La nueva era del desarrollo del conocimiento es un espacio para pensadores, no para escribanos de código.
Hubo un tiempo en que ser desarrollador era sinónimo de quedarse toda la noche escribiendo líneas de código, una tras otra, como quien levanta ladrillos para construir edificaciones digitales. Horas de concentración, cafés recalentados, y ese momento en que por fin compila y todo parece funcionar. Pero ahora, algo cambió. De pronto, ya no somos solo los que pican piedra. Nuestra función principal es diseñar los puentes. Pensar cómo conectar islas. Imaginar rutas antes de que alguien las camine. Y en ese cambio nace un nuevo perfil: el ingeniero del conocimiento.
En pocas palabras, dejemos de ser quienes solo “hacen”, para convertirnos en quien sabe pedir bien. Ya no se trata de cuánto conoces de tal librería en Java o cuántos frameworks dominas, sino de valorar qué tan bien entendemos un problema y qué tan claro podemos transmitirlo a una inteligencia artificial para que devuelva algo útil. Y eso, aunque suene sencillo, no lo es.
Estamos en una etapa donde las herramientas de IA no requieren que seas un experto en Machine Learning para usarlas. No necesitas entender cómo está armado un modelo de lenguaje, ni escribir código desde cero. Lo que sí necesitas es saber qué quieres lograr, cómo se traduce eso en una solución técnica y, sobre todo, cómo explicárselo a una máquina que, aunque es poderosa, sigue esperando tus instrucciones. Y ahí entra la magia: saber hacer prompts inteligentes, diseñar contextos claros, y pensar la solución antes de tocar el teclado. Es decir, ser los humanos detrás de las herramientas.
Es como si pasáramos de ser cocineros que siguen recetas al pie de la letra, a chefs que diseñan nuevos platillos con ingredientes que otros preparan. Pero para lograr eso, necesitas conocer la cocina, haber pasado por el calor de la estufa, haber quemado uno que otro guiso. Porque si nunca has codificado, no sabrás cómo guiar a una IA para que lo haga por ti. No se trata de improvisar: se trata de abstraer, de pensar en los maridajes, en el paladar de un cliente al que no solo queremos satisfacer, sino además sorprender. Pienso, luego, construyo.

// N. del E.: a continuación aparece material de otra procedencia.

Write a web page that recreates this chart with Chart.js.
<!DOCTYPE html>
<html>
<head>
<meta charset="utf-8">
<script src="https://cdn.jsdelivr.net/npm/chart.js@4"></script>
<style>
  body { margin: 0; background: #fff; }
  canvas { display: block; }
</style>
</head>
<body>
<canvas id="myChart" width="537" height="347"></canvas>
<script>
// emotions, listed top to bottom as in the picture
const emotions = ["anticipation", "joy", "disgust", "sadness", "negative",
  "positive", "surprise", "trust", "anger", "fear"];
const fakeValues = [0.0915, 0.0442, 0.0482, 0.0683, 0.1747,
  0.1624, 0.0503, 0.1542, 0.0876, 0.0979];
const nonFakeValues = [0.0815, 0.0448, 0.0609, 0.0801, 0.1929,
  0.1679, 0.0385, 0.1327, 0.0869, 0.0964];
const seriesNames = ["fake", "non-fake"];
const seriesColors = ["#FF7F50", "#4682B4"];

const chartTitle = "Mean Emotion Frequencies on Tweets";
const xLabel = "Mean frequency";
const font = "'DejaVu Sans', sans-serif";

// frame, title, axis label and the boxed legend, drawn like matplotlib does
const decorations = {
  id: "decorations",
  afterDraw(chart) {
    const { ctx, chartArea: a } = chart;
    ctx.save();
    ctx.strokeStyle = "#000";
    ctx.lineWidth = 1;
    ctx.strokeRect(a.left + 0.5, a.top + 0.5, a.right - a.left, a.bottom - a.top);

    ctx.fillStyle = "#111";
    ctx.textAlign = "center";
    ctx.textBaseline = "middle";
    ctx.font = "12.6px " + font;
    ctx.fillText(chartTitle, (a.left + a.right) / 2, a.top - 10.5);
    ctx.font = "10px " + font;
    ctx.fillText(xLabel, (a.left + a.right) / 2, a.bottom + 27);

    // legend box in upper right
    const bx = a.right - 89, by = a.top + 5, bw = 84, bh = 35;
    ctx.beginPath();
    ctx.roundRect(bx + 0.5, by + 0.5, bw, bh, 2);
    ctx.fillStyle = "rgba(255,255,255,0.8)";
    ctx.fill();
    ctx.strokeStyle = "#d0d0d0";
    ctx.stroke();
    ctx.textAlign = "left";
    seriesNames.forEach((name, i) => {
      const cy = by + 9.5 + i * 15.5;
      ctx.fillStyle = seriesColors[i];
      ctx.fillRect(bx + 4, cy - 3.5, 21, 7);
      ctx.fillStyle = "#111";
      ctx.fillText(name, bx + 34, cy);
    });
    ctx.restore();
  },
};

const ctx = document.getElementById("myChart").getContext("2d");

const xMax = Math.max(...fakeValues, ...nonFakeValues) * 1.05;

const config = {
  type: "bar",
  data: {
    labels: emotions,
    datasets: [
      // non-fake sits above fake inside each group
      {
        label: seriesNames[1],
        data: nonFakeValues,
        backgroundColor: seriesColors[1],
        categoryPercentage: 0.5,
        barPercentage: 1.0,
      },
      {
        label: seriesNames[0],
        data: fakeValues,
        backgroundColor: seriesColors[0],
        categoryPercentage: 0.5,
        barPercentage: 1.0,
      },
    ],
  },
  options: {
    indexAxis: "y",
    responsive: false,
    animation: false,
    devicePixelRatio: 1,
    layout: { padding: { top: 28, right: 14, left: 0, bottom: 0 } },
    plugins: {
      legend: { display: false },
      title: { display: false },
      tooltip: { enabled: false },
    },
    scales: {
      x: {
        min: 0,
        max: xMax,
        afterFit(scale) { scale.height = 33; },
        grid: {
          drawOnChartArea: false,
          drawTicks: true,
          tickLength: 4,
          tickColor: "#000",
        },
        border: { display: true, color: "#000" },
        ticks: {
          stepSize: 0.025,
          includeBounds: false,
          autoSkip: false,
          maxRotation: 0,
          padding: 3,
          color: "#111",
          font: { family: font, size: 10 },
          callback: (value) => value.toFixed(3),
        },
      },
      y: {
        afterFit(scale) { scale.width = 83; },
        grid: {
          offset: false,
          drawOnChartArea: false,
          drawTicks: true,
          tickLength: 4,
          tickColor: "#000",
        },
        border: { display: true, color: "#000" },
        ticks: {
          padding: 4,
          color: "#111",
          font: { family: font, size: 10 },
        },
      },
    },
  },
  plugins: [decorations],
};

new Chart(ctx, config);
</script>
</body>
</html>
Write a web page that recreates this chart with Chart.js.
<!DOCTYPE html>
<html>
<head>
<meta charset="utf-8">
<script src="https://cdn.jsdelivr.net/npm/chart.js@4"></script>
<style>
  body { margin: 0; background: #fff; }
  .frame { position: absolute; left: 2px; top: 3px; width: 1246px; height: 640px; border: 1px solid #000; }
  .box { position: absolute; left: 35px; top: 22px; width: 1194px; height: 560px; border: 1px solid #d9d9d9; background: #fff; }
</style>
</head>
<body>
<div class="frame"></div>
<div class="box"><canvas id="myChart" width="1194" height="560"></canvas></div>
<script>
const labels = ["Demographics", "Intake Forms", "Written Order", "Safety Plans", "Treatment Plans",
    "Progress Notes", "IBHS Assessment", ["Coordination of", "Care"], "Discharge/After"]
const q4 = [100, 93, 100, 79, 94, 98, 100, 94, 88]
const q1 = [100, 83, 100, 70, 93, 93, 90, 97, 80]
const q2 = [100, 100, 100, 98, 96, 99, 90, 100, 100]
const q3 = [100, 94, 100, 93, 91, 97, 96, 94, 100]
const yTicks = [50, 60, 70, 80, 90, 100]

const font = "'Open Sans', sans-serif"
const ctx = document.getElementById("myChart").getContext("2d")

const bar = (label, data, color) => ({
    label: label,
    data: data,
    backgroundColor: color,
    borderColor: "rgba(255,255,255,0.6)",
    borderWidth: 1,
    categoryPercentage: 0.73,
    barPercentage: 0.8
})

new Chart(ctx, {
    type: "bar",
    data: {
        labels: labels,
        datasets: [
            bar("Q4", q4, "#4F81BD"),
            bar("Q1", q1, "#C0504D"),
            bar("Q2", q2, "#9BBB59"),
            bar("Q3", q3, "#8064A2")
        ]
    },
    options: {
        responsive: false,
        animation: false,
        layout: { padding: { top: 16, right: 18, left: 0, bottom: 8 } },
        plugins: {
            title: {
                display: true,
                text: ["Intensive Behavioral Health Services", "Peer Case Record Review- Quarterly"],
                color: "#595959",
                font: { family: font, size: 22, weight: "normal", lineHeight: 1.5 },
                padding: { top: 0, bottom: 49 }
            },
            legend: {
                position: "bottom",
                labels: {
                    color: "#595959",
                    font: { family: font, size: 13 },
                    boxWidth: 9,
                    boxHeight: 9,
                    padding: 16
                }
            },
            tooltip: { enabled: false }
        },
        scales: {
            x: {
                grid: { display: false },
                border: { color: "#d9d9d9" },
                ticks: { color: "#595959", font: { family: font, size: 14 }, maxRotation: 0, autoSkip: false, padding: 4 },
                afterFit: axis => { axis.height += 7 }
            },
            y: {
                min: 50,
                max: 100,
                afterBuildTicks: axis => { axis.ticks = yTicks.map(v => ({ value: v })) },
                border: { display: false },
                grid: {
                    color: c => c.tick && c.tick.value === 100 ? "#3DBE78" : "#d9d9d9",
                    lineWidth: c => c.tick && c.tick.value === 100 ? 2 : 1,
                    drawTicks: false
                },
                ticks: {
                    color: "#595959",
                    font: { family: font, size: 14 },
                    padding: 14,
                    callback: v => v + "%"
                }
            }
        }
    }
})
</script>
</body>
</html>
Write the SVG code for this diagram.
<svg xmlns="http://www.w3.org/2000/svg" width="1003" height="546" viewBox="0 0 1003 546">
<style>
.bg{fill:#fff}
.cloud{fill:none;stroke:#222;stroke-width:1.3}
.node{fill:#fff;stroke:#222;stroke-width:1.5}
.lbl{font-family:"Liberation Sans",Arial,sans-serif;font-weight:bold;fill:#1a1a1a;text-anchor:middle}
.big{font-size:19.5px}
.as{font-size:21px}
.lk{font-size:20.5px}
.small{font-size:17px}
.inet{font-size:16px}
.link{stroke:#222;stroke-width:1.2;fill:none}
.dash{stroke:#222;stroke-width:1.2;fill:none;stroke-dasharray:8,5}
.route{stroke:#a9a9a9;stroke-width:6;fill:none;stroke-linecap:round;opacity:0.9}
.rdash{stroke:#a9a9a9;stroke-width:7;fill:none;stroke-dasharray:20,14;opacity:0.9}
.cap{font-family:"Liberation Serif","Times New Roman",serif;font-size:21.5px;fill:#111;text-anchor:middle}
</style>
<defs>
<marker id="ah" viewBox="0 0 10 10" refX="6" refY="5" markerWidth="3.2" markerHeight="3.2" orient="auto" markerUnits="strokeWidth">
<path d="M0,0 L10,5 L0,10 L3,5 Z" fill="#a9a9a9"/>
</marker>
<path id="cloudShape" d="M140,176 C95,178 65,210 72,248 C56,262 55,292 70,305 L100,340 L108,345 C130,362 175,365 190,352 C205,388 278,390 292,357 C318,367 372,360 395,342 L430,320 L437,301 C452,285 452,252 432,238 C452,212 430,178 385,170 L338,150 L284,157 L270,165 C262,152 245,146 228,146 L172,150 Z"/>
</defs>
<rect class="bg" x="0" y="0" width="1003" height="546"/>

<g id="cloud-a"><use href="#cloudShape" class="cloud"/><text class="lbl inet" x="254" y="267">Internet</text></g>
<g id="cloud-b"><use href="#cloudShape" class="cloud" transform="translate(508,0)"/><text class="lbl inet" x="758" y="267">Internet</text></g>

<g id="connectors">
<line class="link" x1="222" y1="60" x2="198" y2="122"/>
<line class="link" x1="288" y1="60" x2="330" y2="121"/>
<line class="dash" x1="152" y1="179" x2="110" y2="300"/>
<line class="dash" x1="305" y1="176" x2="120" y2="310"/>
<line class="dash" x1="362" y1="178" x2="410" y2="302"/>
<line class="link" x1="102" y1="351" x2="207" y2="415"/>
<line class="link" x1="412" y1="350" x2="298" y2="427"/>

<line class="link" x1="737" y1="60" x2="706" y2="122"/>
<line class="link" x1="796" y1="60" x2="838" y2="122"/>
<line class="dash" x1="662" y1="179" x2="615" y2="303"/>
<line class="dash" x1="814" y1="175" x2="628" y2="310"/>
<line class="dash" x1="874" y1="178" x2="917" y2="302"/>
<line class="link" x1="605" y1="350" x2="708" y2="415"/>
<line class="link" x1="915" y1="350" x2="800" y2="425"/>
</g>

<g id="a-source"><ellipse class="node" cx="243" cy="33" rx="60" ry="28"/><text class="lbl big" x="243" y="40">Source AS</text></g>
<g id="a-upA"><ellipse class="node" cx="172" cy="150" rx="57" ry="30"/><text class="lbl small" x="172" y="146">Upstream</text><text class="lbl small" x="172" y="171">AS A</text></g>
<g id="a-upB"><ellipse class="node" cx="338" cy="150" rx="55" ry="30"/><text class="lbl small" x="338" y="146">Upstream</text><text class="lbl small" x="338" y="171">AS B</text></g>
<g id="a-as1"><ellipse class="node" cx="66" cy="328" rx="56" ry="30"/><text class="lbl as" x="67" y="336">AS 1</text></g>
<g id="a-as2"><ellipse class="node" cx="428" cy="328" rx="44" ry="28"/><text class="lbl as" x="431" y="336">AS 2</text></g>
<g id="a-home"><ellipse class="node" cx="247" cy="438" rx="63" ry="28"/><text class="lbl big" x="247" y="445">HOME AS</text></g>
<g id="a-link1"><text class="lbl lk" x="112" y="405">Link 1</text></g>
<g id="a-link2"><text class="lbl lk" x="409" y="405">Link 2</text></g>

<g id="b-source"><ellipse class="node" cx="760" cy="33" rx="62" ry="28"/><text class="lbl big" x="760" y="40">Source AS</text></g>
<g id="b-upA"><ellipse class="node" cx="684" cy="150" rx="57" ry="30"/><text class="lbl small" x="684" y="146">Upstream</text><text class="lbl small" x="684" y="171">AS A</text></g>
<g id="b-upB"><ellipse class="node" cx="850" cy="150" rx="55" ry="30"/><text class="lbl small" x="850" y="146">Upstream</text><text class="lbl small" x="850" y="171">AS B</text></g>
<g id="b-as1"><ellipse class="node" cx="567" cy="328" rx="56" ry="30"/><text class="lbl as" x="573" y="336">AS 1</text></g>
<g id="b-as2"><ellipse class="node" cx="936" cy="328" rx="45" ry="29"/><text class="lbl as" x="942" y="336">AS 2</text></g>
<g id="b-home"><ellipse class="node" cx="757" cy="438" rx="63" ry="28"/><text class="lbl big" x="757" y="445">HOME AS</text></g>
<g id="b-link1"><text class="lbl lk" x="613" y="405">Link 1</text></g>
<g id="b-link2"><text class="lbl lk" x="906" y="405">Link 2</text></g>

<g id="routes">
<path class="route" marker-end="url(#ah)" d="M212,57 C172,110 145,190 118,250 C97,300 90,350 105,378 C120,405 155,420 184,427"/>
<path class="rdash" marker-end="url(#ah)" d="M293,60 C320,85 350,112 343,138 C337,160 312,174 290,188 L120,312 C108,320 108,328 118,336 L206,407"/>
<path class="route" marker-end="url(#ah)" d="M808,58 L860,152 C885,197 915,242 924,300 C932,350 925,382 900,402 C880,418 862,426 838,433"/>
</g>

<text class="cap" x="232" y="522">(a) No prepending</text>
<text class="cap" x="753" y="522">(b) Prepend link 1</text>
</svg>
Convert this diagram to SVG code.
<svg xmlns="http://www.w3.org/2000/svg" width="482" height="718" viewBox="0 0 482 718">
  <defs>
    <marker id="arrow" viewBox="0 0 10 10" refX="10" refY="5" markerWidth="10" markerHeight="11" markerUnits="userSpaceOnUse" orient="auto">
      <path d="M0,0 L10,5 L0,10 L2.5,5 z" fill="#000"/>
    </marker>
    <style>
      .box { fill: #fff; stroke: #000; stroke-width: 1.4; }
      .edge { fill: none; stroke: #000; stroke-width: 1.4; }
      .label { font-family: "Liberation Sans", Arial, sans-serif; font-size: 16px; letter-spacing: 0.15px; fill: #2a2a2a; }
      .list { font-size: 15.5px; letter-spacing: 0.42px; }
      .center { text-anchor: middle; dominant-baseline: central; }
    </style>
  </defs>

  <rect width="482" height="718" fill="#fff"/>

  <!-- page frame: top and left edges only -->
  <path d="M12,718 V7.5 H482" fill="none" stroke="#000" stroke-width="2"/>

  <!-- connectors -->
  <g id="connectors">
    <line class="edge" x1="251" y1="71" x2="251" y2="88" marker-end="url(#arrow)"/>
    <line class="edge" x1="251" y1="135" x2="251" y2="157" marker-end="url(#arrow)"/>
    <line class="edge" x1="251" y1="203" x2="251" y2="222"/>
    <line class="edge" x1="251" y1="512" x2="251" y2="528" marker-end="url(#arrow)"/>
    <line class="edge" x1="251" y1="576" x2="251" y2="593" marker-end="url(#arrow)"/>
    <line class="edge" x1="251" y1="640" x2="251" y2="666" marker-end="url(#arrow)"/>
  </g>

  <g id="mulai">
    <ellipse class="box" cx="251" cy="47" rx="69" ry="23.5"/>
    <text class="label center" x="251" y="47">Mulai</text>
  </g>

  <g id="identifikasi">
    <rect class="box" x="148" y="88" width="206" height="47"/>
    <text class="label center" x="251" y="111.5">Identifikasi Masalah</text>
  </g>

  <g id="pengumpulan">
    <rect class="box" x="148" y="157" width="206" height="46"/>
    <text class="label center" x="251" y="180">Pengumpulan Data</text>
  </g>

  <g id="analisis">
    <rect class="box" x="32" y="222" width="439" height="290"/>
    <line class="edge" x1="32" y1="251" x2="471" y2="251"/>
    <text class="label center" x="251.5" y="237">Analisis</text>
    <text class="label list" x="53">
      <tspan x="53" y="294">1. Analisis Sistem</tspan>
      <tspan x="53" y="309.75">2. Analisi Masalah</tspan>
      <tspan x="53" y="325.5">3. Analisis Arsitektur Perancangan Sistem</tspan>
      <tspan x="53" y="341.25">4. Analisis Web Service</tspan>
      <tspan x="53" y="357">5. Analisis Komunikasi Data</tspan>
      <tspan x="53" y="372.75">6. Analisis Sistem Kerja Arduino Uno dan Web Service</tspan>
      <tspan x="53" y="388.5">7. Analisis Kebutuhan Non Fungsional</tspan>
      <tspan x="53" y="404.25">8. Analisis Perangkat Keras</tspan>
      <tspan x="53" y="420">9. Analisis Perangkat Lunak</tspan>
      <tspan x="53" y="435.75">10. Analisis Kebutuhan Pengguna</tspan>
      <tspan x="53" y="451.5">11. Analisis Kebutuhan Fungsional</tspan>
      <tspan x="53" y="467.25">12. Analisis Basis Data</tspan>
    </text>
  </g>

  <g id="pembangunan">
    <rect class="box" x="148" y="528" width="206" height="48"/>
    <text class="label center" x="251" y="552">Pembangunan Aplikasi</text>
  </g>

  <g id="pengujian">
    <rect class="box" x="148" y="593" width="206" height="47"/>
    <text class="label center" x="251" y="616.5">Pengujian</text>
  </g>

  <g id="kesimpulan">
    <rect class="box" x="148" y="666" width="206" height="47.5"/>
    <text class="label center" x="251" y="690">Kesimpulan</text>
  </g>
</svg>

Este cambio también tiene algo de liberación. Entre más tareas damos a la IA, más tiempo tenemos para pensar. Porque el “ocio”, debería ser la verdadera veta de ideas de nuestros proyectos. No la exhaustiva tarea de los dedos sobre el teclado, no en el hilado interminable de líneas de código.
Ya no todo se va en tareas repetitivas y en debuggear lo mismo una y otra vez. Ahora podemos pausar, tomar distancia, y usar ese espacio mental para diseñar con más intención. Para pensar en el usuario, en el flujo, en el objetivo real del software. Y ese tiempo libre no es ocio vacío, es ese tipo de ocio que activa el cerebro, el que te hace conectar ideas mientras caminas o te bañas. Es el espacio desde donde se generan las verdaderas soluciones.
Los ingenieros del conocimiento en la nueva era del desarrollo de aplicaciones, no necesitan saber cada línea del sistema, pero sí tienen que entender el panorama completo. No necesitan picar piedra todo el día, pero deben haberla picado alguna vez para saber cómo se hace. Y sobre todo, deben estar dispuestos a replantear su rol, a cambiar de chip, a dejar atrás la idea de que su valor está en lo técnico, para descubrir que ahora está en lo conceptual, pero a partir de su origen técnico.
En pocas palabras: ya no somos solo los que programan. Somos los que piensan qué se debe programar. Los que trazan los planos, los que entienden el terreno y los que hablan con la IA como si fuera un colega más. Y eso no es menos técnico, pero sí más estratégico. Porque no hay nada más difícil que pensar bien. Y ahora, por fin, tenemos las herramientas para hacerlo en serio.